** START OF Collected data **
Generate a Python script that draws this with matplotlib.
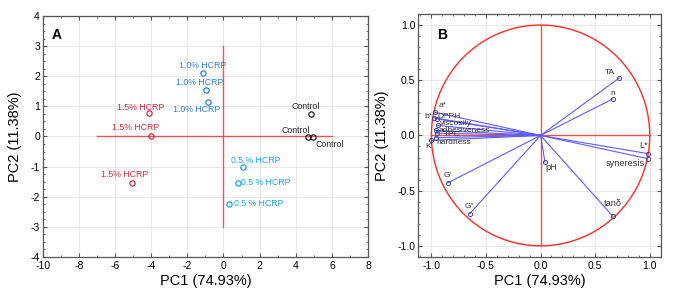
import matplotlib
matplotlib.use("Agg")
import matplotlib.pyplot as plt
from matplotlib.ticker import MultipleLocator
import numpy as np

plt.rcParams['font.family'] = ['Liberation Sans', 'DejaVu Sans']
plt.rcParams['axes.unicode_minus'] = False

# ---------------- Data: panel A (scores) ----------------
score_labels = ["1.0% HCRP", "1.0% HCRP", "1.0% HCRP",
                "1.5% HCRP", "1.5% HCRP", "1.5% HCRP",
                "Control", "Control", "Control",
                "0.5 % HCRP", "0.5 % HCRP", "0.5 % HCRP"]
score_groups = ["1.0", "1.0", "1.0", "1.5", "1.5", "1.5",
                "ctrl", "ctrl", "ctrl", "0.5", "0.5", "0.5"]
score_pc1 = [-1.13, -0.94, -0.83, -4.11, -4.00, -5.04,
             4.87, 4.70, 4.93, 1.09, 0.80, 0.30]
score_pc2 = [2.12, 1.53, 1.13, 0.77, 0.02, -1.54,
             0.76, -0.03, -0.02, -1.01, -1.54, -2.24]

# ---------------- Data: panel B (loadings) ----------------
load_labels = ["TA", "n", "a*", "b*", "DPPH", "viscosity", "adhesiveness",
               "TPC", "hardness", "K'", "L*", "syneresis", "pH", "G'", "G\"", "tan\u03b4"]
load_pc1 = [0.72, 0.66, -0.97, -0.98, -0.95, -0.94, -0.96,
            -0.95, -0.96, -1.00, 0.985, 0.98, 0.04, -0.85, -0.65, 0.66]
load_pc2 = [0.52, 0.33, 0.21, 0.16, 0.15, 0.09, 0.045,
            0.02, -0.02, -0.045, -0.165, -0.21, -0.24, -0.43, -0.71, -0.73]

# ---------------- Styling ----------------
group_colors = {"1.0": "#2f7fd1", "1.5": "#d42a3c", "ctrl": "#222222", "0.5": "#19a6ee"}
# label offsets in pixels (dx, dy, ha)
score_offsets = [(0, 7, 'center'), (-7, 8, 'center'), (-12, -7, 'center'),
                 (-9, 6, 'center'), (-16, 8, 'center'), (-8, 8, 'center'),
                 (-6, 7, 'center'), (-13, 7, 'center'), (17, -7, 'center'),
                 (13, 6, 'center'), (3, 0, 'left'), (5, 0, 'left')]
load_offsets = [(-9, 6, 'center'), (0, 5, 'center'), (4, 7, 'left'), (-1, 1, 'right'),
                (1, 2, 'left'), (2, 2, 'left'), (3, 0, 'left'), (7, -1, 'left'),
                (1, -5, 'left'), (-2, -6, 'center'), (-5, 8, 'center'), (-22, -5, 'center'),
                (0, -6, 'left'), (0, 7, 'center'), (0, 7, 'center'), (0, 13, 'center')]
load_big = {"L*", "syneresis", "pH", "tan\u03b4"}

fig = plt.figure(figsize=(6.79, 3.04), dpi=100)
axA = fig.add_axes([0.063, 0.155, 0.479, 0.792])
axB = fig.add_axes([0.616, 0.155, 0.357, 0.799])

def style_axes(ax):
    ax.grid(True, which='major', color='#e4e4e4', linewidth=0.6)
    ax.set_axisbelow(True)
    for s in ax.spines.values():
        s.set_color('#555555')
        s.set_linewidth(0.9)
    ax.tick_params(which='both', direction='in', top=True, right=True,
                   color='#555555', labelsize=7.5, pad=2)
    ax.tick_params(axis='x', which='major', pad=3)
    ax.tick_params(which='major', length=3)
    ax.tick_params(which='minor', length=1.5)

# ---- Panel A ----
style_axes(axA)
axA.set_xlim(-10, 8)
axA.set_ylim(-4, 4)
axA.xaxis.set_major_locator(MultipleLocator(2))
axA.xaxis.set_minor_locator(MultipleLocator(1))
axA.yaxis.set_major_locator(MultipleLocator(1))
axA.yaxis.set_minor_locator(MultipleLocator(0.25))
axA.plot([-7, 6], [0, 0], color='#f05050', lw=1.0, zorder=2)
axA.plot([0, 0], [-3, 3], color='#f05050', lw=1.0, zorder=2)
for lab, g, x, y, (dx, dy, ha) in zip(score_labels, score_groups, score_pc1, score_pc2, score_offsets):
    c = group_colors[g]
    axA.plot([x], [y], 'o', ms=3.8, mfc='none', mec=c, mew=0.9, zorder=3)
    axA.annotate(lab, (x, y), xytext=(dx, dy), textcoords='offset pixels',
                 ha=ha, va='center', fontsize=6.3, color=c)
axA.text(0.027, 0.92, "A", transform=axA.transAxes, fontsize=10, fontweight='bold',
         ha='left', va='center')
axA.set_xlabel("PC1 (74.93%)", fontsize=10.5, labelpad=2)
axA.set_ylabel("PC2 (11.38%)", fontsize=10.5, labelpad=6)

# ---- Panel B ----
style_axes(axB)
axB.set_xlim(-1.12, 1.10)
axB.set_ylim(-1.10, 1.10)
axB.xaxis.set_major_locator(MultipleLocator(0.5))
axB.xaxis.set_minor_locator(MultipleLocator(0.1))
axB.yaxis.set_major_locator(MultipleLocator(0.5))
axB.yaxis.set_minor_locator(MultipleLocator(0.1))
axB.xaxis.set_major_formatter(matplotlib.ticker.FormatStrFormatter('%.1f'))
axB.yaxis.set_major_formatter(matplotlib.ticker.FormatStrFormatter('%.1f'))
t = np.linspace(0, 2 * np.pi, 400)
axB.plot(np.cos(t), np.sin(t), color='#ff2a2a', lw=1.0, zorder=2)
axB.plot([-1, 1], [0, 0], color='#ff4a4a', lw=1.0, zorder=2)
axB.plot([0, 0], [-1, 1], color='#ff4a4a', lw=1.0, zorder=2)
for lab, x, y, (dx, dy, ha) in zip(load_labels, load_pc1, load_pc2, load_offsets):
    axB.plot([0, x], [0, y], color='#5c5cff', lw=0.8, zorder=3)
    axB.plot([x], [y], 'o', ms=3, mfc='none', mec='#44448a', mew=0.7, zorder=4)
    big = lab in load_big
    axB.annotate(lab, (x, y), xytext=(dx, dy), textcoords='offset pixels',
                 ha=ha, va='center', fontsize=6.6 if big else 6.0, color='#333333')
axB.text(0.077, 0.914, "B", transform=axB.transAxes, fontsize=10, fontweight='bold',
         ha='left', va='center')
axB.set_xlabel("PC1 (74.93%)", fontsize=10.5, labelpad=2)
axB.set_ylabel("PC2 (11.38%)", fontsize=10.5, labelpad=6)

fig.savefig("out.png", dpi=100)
** END OF Collected data **
→ **Description of the task**:
Exclude the pictures, and transcribe all of the material exactly.

→ **Response to the exercise**:
Generate a Python script that draws this with matplotlib.
import matplotlib
matplotlib.use("Agg")
import matplotlib.pyplot as plt
from matplotlib.ticker import MultipleLocator
import numpy as np

plt.rcParams['font.family'] = ['Liberation Sans', 'DejaVu Sans']
plt.rcParams['axes.unicode_minus'] = False

# ---------------- Data: panel A (scores) ----------------
score_labels = ["1.0% HCRP", "1.0% HCRP", "1.0% HCRP",
                "1.5% HCRP", "1.5% HCRP", "1.5% HCRP",
                "Control", "Control", "Control",
                "0.5 % HCRP", "0.5 % HCRP", "0.5 % HCRP"]
score_groups = ["1.0", "1.0", "1.0", "1.5", "1.5", "1.5",
                "ctrl", "ctrl", "ctrl", "0.5", "0.5", "0.5"]
score_pc1 = [-1.13, -0.94, -0.83, -4.11, -4.00, -5.04,
             4.87, 4.70, 4.93, 1.09, 0.80, 0.30]
score_pc2 = [2.12, 1.53, 1.13, 0.77, 0.02, -1.54,
             0.76, -0.03, -0.02, -1.01, -1.54, -2.24]

# ---------------- Data: panel B (loadings) ----------------
load_labels = ["TA", "n", "a*", "b*", "DPPH", "viscosity", "adhesiveness",
               "TPC", "hardness", "K'", "L*", "syneresis", "pH", "G'", "G\"", "tan\u03b4"]
load_pc1 = [0.72, 0.66, -0.97, -0.98, -0.95, -0.94, -0.96,
            -0.95, -0.96, -1.00, 0.985, 0.98, 0.04, -0.85, -0.65, 0.66]
load_pc2 = [0.52, 0.33, 0.21, 0.16, 0.15, 0.09, 0.045,
            0.02, -0.02, -0.045, -0.165, -0.21, -0.24, -0.43, -0.71, -0.73]

# ---------------- Styling ----------------
group_colors = {"1.0": "#2f7fd1", "1.5": "#d42a3c", "ctrl": "#222222", "0.5": "#19a6ee"}
# label offsets in pixels (dx, dy, ha)
score_offsets = [(0, 7, 'center'), (-7, 8, 'center'), (-12, -7, 'center'),
                 (-9, 6, 'center'), (-16, 8, 'center'), (-8, 8, 'center'),
                 (-6, 7, 'center'), (-13, 7, 'center'), (17, -7, 'center'),
                 (13, 6, 'center'), (3, 0, 'left'), (5, 0, 'left')]
load_offsets = [(-9, 6, 'center'), (0, 5, 'center'), (4, 7, 'left'), (-1, 1, 'right'),
                (1, 2, 'left'), (2, 2, 'left'), (3, 0, 'left'), (7, -1, 'left'),
                (1, -5, 'left'), (-2, -6, 'center'), (-5, 8, 'center'), (-22, -5, 'center'),
                (0, -6, 'left'), (0, 7, 'center'), (0, 7, 'center'), (0, 13, 'center')]
load_big = {"L*", "syneresis", "pH", "tan\u03b4"}

fig = plt.figure(figsize=(6.79, 3.04), dpi=100)
axA = fig.add_axes([0.063, 0.155, 0.479, 0.792])
axB = fig.add_axes([0.616, 0.155, 0.357, 0.799])

def style_axes(ax):
    ax.grid(True, which='major', color='#e4e4e4', linewidth=0.6)
    ax.set_axisbelow(True)
    for s in ax.spines.values():
        s.set_color('#555555')
        s.set_linewidth(0.9)
    ax.tick_params(which='both', direction='in', top=True, right=True,
                   color='#555555', labelsize=7.5, pad=2)
    ax.tick_params(axis='x', which='major', pad=3)
    ax.tick_params(which='major', length=3)
    ax.tick_params(which='minor', length=1.5)

# ---- Panel A ----
style_axes(axA)
axA.set_xlim(-10, 8)
axA.set_ylim(-4, 4)
axA.xaxis.set_major_locator(MultipleLocator(2))
axA.xaxis.set_minor_locator(MultipleLocator(1))
axA.yaxis.set_major_locator(MultipleLocator(1))
axA.yaxis.set_minor_locator(MultipleLocator(0.25))
axA.plot([-7, 6], [0, 0], color='#f05050', lw=1.0, zorder=2)
axA.plot([0, 0], [-3, 3], color='#f05050', lw=1.0, zorder=2)
for lab, g, x, y, (dx, dy, ha) in zip(score_labels, score_groups, score_pc1, score_pc2, score_offsets):
    c = group_colors[g]
    axA.plot([x], [y], 'o', ms=3.8, mfc='none', mec=c, mew=0.9, zorder=3)
    axA.annotate(lab, (x, y), xytext=(dx, dy), textcoords='offset pixels',
                 ha=ha, va='center', fontsize=6.3, color=c)
axA.text(0.027, 0.92, "A", transform=axA.transAxes, fontsize=10, fontweight='bold',
         ha='left', va='center')
axA.set_xlabel("PC1 (74.93%)", fontsize=10.5, labelpad=2)
axA.set_ylabel("PC2 (11.38%)", fontsize=10.5, labelpad=6)

# ---- Panel B ----
style_axes(axB)
axB.set_xlim(-1.12, 1.10)
axB.set_ylim(-1.10, 1.10)
axB.xaxis.set_major_locator(MultipleLocator(0.5))
axB.xaxis.set_minor_locator(MultipleLocator(0.1))
axB.yaxis.set_major_locator(MultipleLocator(0.5))
axB.yaxis.set_minor_locator(MultipleLocator(0.1))
axB.xaxis.set_major_formatter(matplotlib.ticker.FormatStrFormatter('%.1f'))
axB.yaxis.set_major_formatter(matplotlib.ticker.FormatStrFormatter('%.1f'))
t = np.linspace(0, 2 * np.pi, 400)
axB.plot(np.cos(t), np.sin(t), color='#ff2a2a', lw=1.0, zorder=2)
axB.plot([-1, 1], [0, 0], color='#ff4a4a', lw=1.0, zorder=2)
axB.plot([0, 0], [-1, 1], color='#ff4a4a', lw=1.0, zorder=2)
for lab, x, y, (dx, dy, ha) in zip(load_labels, load_pc1, load_pc2, load_offsets):
    axB.plot([0, x], [0, y], color='#5c5cff', lw=0.8, zorder=3)
    axB.plot([x], [y], 'o', ms=3, mfc='none', mec='#44448a', mew=0.7, zorder=4)
    big = lab in load_big
    axB.annotate(lab, (x, y), xytext=(dx, dy), textcoords='offset pixels',
                 ha=ha, va='center', fontsize=6.6 if big else 6.0, color='#333333')
axB.text(0.077, 0.914, "B", transform=axB.transAxes, fontsize=10, fontweight='bold',
         ha='left', va='center')
axB.set_xlabel("PC1 (74.93%)", fontsize=10.5, labelpad=2)
axB.set_ylabel("PC2 (11.38%)", fontsize=10.5, labelpad=6)

fig.savefig("out.png", dpi=100)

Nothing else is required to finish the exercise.